Under Decree No. 163/2006/ND-CP dated 19 December 2006 on secured transactions as amended by Decree No. 11/2012/ND-CP dated 22 February 2012 (“Decree 163”), it is possible to take a pledge over share certificates (Article 3.9 and Article 19.3). Delivery of the share certificate would help meet the requirement of delivery of the possession of the pledged asset to the creditor by way of security as provided in Articles 326 and 328 of the Civil Code. However, pursuant to Article 85.1 of the Law on Enterprises, share certificates are certificates issued by a shareholding company or book entries which certify the ownership over one or more shares of such company. The document does not itself embody the rights of action against the company since the benefits flowing from an interest in the shares, such as the right to vote, to receive dividends and to participate in a surplus on liquidation, and all other contractual rights against the company depend on registration in the register of the company[4].
Shares are an intangible asset[5], which are not susceptible to the delivery of possession to the secured creditor. Furthermore, they represent a debt owed by the company to the holder of the shares (members or shareholders). A mortgage appears to be the most suitable security over shares in the sense that a mortgage does not require delivery of the secured property to the secured creditor and Vietnamese law expressly recognizes mortgage as the unique security over debt claims[6].
Secured obligations
A debt may be fully or partly secured. If there is no agreement on, or if the law does not provide, the scope of the security, the obligation is deemed to be fully secured including the obligation to pay interest rates and to compensate for damage (Article 319.1 of the Civil Code).
In theory, the secured obligation can be a liquidated obligation or an unliquidated obligation. However, because of the prohibition against unjust enrichment set out in Article 256 of the Civil Code and the obligation on the secured party to remit the balance between the price or value of the secured asset and the secured amount provided in Articles 355 and 338 of the Civil Code as well as Articles 64a. 2 (b) and Article 64b. 2 of Decree 163, it appears that the realization of the secured asset may take place only if the value of the asset is used to pay (i) the payment obligation, (ii) the interest rates, (iii) the damages and (iv) contractual penalties.

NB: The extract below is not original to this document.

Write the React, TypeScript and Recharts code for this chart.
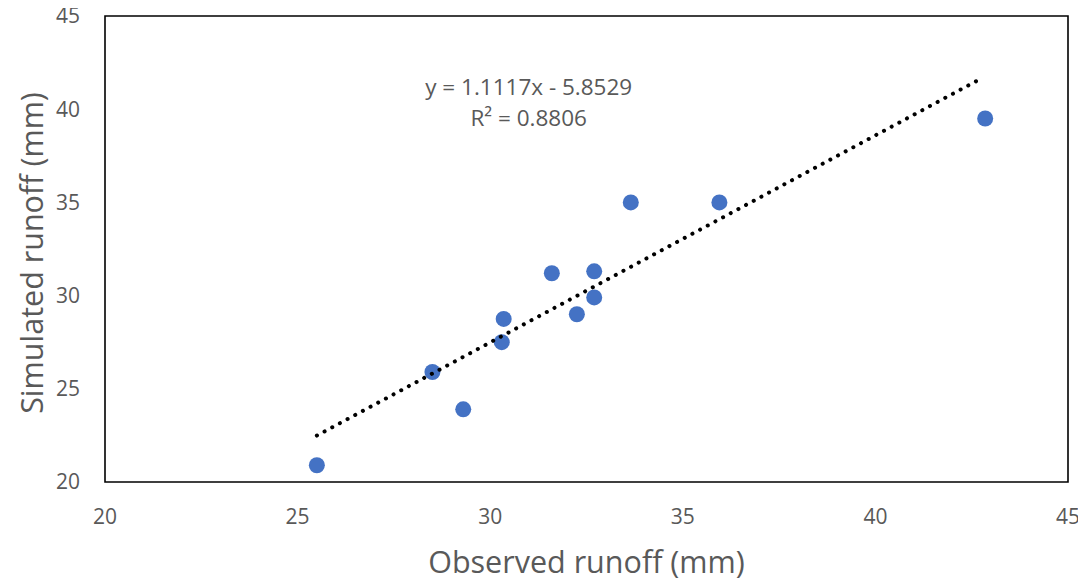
import React from "react";
import {
  ScatterChart,
  Scatter,
  XAxis,
  YAxis,
  ReferenceArea,
  ReferenceDot,
  Label,
} from "recharts";

const observed = [25.5, 28.5, 29.3, 30.3, 30.35, 31.6, 32.25, 32.7, 32.7, 33.65, 35.95, 42.85];
const simulated = [20.9, 25.9, 23.9, 27.5, 28.75, 31.2, 29.0, 31.3, 29.9, 35.0, 35.0, 39.5];

const trendX = [25.5, 42.75];
const trendY = [22.49, 41.65];

const xTicks = [20, 25, 30, 35, 40, 45];
const yTicks = [20, 25, 30, 35, 40, 45];

const equationText = "y = 1.1117x - 5.8529";
const r2Text = "R² = 0.8806";
const equationPos = { x: 31, y: 40.4 };

const xTitle = "Observed runoff (mm)";
const yTitle = "Simulated runoff (mm)";

const points = observed.map((x, i) => ({ x, y: simulated[i] }));
const trend = trendX.map((x, i) => ({ x, y: trendY[i] }));

const FONT = "'Open Sans', 'Liberation Sans', sans-serif";
const GREY = "#595959";

export default function App() {
  return (
    <div style={{ marginTop: -8, width: 1078, height: 582 }}>
      <ScatterChart
        width={1078}
        height={582}
        margin={{ top: 16, right: 18, bottom: 0, left: 0 }}
        style={{ fontFamily: FONT, overflow: "visible" }}
      >
        <XAxis
          type="number"
          dataKey="x"
          domain={[20, 45]}
          ticks={xTicks}
          interval={0}
          axisLine={false}
          tickLine={false}
          tickSize={0}
          tickMargin={27}
          height={100}
          tick={{ fill: GREY, fontSize: 21, fontFamily: FONT }}
          allowDataOverflow
        >
          <Label
            content={(props: any) => {
              const vb = props.viewBox;
              return (
                <text
                  x={vb.x + vb.width / 2}
                  y={vb.y + 91}
                  textAnchor="middle"
                  fill={GREY}
                  fontSize={30.5}
                  fontFamily={FONT}
                >
                  {xTitle}
                </text>
              );
            }}
          />
        </XAxis>
        <YAxis
          type="number"
          dataKey="y"
          domain={[20, 45]}
          ticks={yTicks}
          interval={0}
          axisLine={false}
          tickLine={false}
          tickSize={0}
          tickMargin={25}
          width={97}
          tick={{ fill: GREY, fontSize: 21, fontFamily: FONT }}
          allowDataOverflow
        >
          <Label
            content={(props: any) => {
              const vb = props.viewBox;
              const cx = vb.x + 23;
              const cy = vb.y + vb.height / 2 + 4;
              return (
                <text
                  x={cx}
                  y={cy}
                  textAnchor="middle"
                  dominantBaseline="central"
                  transform={`rotate(-90 ${cx} ${cy})`}
                  fill={GREY}
                  fontSize={30.5}
                  fontFamily={FONT}
                >
                  {yTitle}
                </text>
              );
            }}
          />
        </YAxis>
        <ReferenceArea
          x1={20}
          x2={45}
          y1={20}
          y2={45}
          fill="none"
          fillOpacity={0}
          stroke="#000"
          strokeWidth={1.6}
          ifOverflow="visible"
        />
        <Scatter
          data={points}
          fill="#4472C4"
          isAnimationActive={false}
          shape={(p: any) => (
            <circle cx={p.cx} cy={p.cy} r={8} fill="#4472C4" />
          )}
        />
        <Scatter
          data={trend}
          isAnimationActive={false}
          shape={() => <g />}
          line={{
            stroke: "#000",
            strokeWidth: 4,
            strokeDasharray: "0.1 8.6",
            strokeLinecap: "round",
          }}
          lineType="joint"
        />
        <ReferenceDot
          x={equationPos.x}
          y={equationPos.y}
          r={0}
          fill="none"
          stroke="none"
          ifOverflow="visible"
        >
          <Label
            content={(props: any) => {
              const vb = props.viewBox;
              const cx = vb.cx ?? vb.x + (vb.width || 0) / 2;
              const cy = vb.cy ?? vb.y + (vb.height || 0) / 2;
              return (
                <g>
                  <text
                    x={cx}
                    y={cy - 15}
                    textAnchor="middle"
                    dominantBaseline="central"
                    fill={GREY}
                    fontSize={22.5}
                    fontFamily={FONT}
                  >
                    {equationText}
                  </text>
                  <text
                    x={cx}
                    y={cy + 16}
                    textAnchor="middle"
                    dominantBaseline="central"
                    fill={GREY}
                    fontSize={22.5}
                    fontFamily={FONT}
                  >
                    {r2Text}
                  </text>
                </g>
              );
            }}
          />
        </ReferenceDot>
      </ScatterChart>
    </div>
  );
}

Article 319.2 of the Civil Code provides a principle that the secured obligation may be a future obligation. Article 8a of Decree 163 further indicates that “in case a security interest is created to secure a future obligation, the parties are not required to reach a specific agreement on the scope of the secured obligation or on the deadline for performing the secured obligation, unless there is some other agreement between them or unless the law otherwise stipulates. When the obligation is formed, the parties are not required to register changes to the registered items of the secured transaction”. This is very favorable for secured creditors. For example, when the value of the shares is much greater than the amount of the secured obligation, the security agreement may state that “the shares are mortgaged to secure the whole loan X and all other loans or financial obligations of the mortgagor generating in the future relationship between the bank and the mortgagor”.

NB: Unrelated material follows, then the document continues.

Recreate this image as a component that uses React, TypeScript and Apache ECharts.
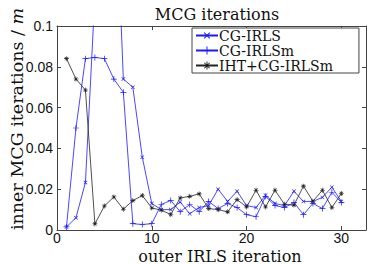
import React, { useEffect, useRef } from "react";
import * as echarts from "echarts";

const iterations = [1,2,3,4,5,6,7,8,9,10,11,12,13,14,15,16,17,18,19,20,21,22,23,24,25,26,27,28,29,30];
const cgIrls = [0.0015,0.006,0.0233,0.115,0.16,0.19,0.074,0.070,0.0357,0.013,0.010,0.010,0.0137,0.008,0.011,0.012,0.020,0.014,0.019,0.012,0.011,0.017,0.013,0.012,0.019,0.014,0.014,0.016,0.021,0.014];
const cgIrlsM = [0.0015,0.050,0.084,0.0846,0.084,0.074,0.0675,0.0031,0.0027,0.0031,0.0125,0.0145,0.009,0.0125,0.009,0.014,0.0105,0.013,0.011,0.0075,0.0065,0.0165,0.012,0.011,0.0135,0.0075,0.013,0.0105,0.0185,0.0135];
const ihtCgIrlsM = [0.084,0.074,0.0686,0.003,0.0118,0.0162,0.0102,0.0144,0.0169,0.0108,0.0097,0.0076,0.0157,0.0165,0.0177,0.0105,0.0100,0.0089,0.0149,0.0113,0.0195,0.0113,0.0195,0.0126,0.0122,0.0215,0.0141,0.0195,0.011,0.0179];
const xTickLabels = [0, 10, 20, 30];
const seriesNames = ["CG-IRLS", "CG-IRLSm", "IHT+CG-IRLSm"];

const PLUS = "path://M4.4,0H5.6V4.4H10V5.6H5.6V10H4.4V5.6H0V4.4H4.4Z";
const STAR = "path://M4.4,0H5.6V4.4H10V5.6H5.6V10H4.4V5.6H0V4.4H4.4Z M1.2,2L2,1.2L5,4.2L8,1.2L8.8,2L5.8,5L8.8,8L8,8.8L5,5.8L2,8.8L1.2,8L4.2,5Z";

const BLUE = "#1a1aff";
const BLACK = "#222222";
const AXIS = "#444444";
const SERIF = "'DejaVu Serif', serif";
const SANS = "'Liberation Sans', Arial, sans-serif";

export default function App() {
  const ref = useRef<HTMLDivElement>(null);
  useEffect(() => {
    if (!ref.current) return;
    const chart = echarts.init(ref.current, undefined, { renderer: "svg" });
    const pairs = (ys: number[]) => iterations.map((x, i) => [x, ys[i]]);
    chart.setOption({
      animation: false,
      backgroundColor: "#ffffff",
      title: {
        text: "MCG iterations",
        left: 212,
        top: 1,
        textAlign: "center",
        textStyle: { fontFamily: SERIF, fontSize: 16, fontWeight: "normal", color: "#111" },
      },
      legend: {
        orient: "vertical",
        left: 192,
        top: 28,
        itemWidth: 22,
        itemHeight: 10,
        itemGap: 0,
        padding: [0, 26, 0, 3],
        backgroundColor: "#ffffff",
        borderColor: AXIS,
        borderWidth: 1,
        borderRadius: 0,
        textStyle: { fontFamily: SERIF, fontSize: 14, color: "#111", lineHeight: 15, padding: [0, 0, 0, -4] },
        data: seriesNames,
      },
      grid: { left: 57, top: 26, right: 8, bottom: 34, containLabel: false },
      graphic: [
        {
          type: "text",
          x: 17,
          y: 119,
          rotation: Math.PI / 2,
          style: {
            text: "inner MCG iterations / {i|m}",
            fontFamily: SERIF,
            fontSize: 17.5,
            fill: "#111",
            align: "center",
            verticalAlign: "middle",
            rich: { i: { fontFamily: SERIF, fontStyle: "italic", fontSize: 17.5, fill: "#111", color: "#111" } },
          },
        },
        {
          type: "text",
          x: 220,
          y: 256,
          style: {
            text: "outer IRLS iteration",
            fontFamily: SERIF,
            fontSize: 16,
            fill: "#111",
            align: "center",
            verticalAlign: "middle",
          },
        },
      ],
      xAxis: [
        {
          type: "value",
          min: 0,
          max: 32.6,
          interval: 10,
          axisLine: { show: true, lineStyle: { color: AXIS, width: 1 } },
          axisTick: { show: true, inside: true, length: 4, customValues: [10, 20, 30], lineStyle: { color: AXIS } },
          axisLabel: { customValues: xTickLabels, fontFamily: SANS, fontSize: 14, color: "#111", margin: 1, lineHeight: 14 },
          splitLine: { show: false },
        },
        {
          type: "value",
          position: "top",
          min: 0,
          max: 32.6,
          interval: 10,
          axisLine: { show: true, onZero: false, lineStyle: { color: AXIS, width: 1 } },
          axisTick: { show: true, inside: true, length: 4, customValues: [10, 20, 30], lineStyle: { color: AXIS } },
          axisLabel: { show: false },
          splitLine: { show: false },
        },
      ],
      yAxis: [
        {
          type: "value",
          min: 0,
          max: 0.1,
          interval: 0.02,
          axisLine: { show: true, lineStyle: { color: AXIS, width: 1 } },
          axisTick: { show: true, inside: true, length: 4, lineStyle: { color: AXIS } },
          axisLabel: { fontFamily: SANS, fontSize: 14, color: "#111", margin: 4 },
          splitLine: { show: false },
        },
        {
          type: "value",
          position: "right",
          min: 0,
          max: 0.1,
          interval: 0.02,
          axisLine: { show: true, onZero: false, lineStyle: { color: AXIS, width: 1 } },
          axisTick: { show: true, inside: true, length: 4, lineStyle: { color: AXIS } },
          axisLabel: { show: false },
          splitLine: { show: false },
        },
      ],
      series: [
        {
          name: seriesNames[0],
          type: "line",
          data: pairs(cgIrls),
          symbol: PLUS,
          symbolRotate: 45,
          symbolSize: 5,
          lineStyle: { color: BLUE, width: 0.8 },
          itemStyle: { color: BLUE },
          clip: true,
        },
        {
          name: seriesNames[1],
          type: "line",
          data: pairs(cgIrlsM),
          symbol: PLUS,
          symbolSize: 6,
          lineStyle: { color: BLUE, width: 0.8 },
          itemStyle: { color: BLUE },
          clip: true,
        },
        {
          name: seriesNames[2],
          type: "line",
          data: pairs(ihtCgIrlsM),
          symbol: STAR,
          symbolSize: 5,
          lineStyle: { color: BLACK, width: 0.8 },
          itemStyle: { color: BLACK },
          clip: true,
        },
      ],
    });
    return () => chart.dispose();
  }, []);
  return <div ref={ref} style={{ width: 374, height: 264, position: "fixed", left: 0, top: 0 }} />;
}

Validity and enforceability
Article 343 of the Civil Code requires that the share mortgage be in writing. However, the mortgage does not need to be notarized.

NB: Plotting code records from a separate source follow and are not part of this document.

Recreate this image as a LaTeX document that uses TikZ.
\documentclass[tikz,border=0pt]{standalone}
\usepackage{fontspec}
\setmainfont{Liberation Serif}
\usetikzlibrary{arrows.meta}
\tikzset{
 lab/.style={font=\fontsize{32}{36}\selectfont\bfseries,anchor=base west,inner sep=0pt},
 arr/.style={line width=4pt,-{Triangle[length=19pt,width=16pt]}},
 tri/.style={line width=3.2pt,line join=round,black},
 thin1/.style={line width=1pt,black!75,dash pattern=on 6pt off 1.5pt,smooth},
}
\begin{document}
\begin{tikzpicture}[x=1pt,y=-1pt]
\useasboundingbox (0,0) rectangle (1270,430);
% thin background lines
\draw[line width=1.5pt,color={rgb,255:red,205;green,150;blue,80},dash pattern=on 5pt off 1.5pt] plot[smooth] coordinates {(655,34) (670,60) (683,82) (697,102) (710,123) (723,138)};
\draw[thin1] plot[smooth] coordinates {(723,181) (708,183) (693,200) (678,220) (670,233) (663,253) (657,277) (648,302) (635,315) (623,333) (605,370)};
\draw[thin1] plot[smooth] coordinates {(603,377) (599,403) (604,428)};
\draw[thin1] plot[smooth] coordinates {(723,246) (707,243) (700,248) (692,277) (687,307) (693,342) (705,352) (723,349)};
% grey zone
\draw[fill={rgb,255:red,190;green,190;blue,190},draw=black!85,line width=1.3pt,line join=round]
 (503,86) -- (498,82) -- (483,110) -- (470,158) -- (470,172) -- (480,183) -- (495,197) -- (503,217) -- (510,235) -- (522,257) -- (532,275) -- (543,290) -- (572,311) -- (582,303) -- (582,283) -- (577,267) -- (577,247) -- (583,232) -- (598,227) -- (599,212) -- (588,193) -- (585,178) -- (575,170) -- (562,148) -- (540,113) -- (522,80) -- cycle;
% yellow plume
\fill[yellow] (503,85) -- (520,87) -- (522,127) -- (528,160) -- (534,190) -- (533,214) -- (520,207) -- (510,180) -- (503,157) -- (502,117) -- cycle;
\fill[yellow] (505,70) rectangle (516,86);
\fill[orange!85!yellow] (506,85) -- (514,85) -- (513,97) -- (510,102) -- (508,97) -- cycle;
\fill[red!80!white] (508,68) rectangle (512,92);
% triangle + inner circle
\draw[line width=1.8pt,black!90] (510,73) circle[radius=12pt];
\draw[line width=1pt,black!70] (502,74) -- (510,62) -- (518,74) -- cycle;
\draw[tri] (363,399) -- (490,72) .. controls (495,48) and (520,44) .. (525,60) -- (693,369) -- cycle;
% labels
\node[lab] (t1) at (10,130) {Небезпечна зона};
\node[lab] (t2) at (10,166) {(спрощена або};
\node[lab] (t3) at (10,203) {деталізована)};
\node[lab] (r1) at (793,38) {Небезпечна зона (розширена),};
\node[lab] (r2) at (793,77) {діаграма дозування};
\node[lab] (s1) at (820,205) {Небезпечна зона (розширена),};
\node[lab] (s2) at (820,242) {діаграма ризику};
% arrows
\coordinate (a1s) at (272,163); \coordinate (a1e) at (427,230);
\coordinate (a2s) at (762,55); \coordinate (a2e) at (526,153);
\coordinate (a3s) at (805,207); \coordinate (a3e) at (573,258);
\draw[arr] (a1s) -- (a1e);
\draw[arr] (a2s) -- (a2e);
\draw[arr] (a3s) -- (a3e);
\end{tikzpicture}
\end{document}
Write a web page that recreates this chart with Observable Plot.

The mortgage is enforceable against the parties from the date of its execution unless otherwise provided by the parties (Article 10.1 of Decree 163). It is enforceable against third parties from the date of its registration with the National Centre for Registration of Transactions and Assets (NRAST) under the Department of Security Registration of the Ministry of Justice[7] (Articles 323.3 and 325 of the Civil Code, Article 11.1 of Decree 163 and Article 3.7 of Circular No. 05/2011/TT-BTP of the Ministry of Justice on registration of security with NRAST dated 16 February 2011).
Transfer of ownership over shares as security
In practice, it is quite common that the debtor transfers ownership of the shares it holds in a company as security in favor of its creditor. Is that security valid and enforceable under Vietnamese law?
Pursuant to Article 318 of the Civil Code, security measures include pledge of assets, mortgage of assets, security deposit, deposit securing the return of leased property, escrow deposit, guarantee and reputation-based security. The first five security types constitute asset-based security whereas guarantee and reputation-based security involve mere personal undertakings to perform. The types of asset-based security that are mentioned in the Civil Code confer mere rights over the secured assets, while the ownership of the secured assets remains with the securing party. Therefore, Vietnamese law does not recognize the transfer of ownership over shares in favor of a secured lender as security for a loan.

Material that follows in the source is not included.